An entity instance can be constructed for either a single entity (if not abstract) or for a complex combination of entities in such a sub-supertype graph. For the big graphs the number of possible combinations is likely to grow in astronomic ranges. To restrict the possible combinations special supertype constraints were introduced such as ONEOF and TOTALOVER. Furthermore, an entity can be declared to be abstract to enforce that no instance can be constructed of just this entity but only if it contains a non-abstract subtype.


Entity attributes allow adding "properties" to entities and relating one entity with another one in a specific role. The name of the attribute specifies the role. Most datatypes can directly serve as type of an attribute. This includes aggregation as well.

There are three different kinds of attributes, explicit, derived and inverse attributes. And all these can be redeclared in a subtype. In addition, an explicit attribute can be redeclared as derived in a subtype. No other change of the kind of attributes is possible.

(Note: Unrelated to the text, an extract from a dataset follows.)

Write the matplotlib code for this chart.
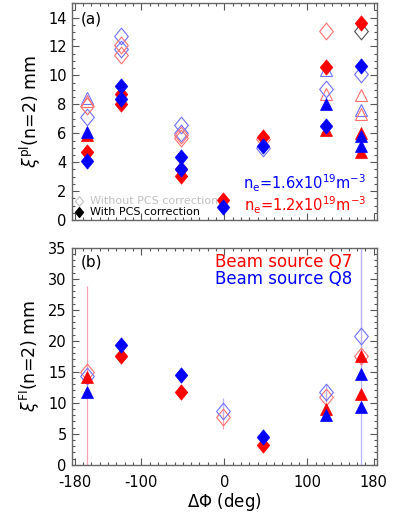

  • Explicit attributes are those which have direct values visible in a STEP-File.
  • Derived attributes get their values from an expression. In most cases the expression refers to other attributes of THIS instance. The expression may also use EXPRESS functions.
  • Inverse attributes do not add "information" to an entity, but only name and constrain an explicit attribute to an entity from the other end.

Algorithmic constraints

Entities and defined data types may be further constraint with WHERE rules. WHERE rules are also part of global rules. A WHERE rule is an expression, which must evaluate to TRUE, otherwise a population of an EXPRESS schema is not valid. Like derived attributes these expression may invoke EXPRESS functions, which may further invoke EXPRESS procedures. The functions and procedures allow formulating complex statements with local variables, parameters and constants - very similar to a programming language.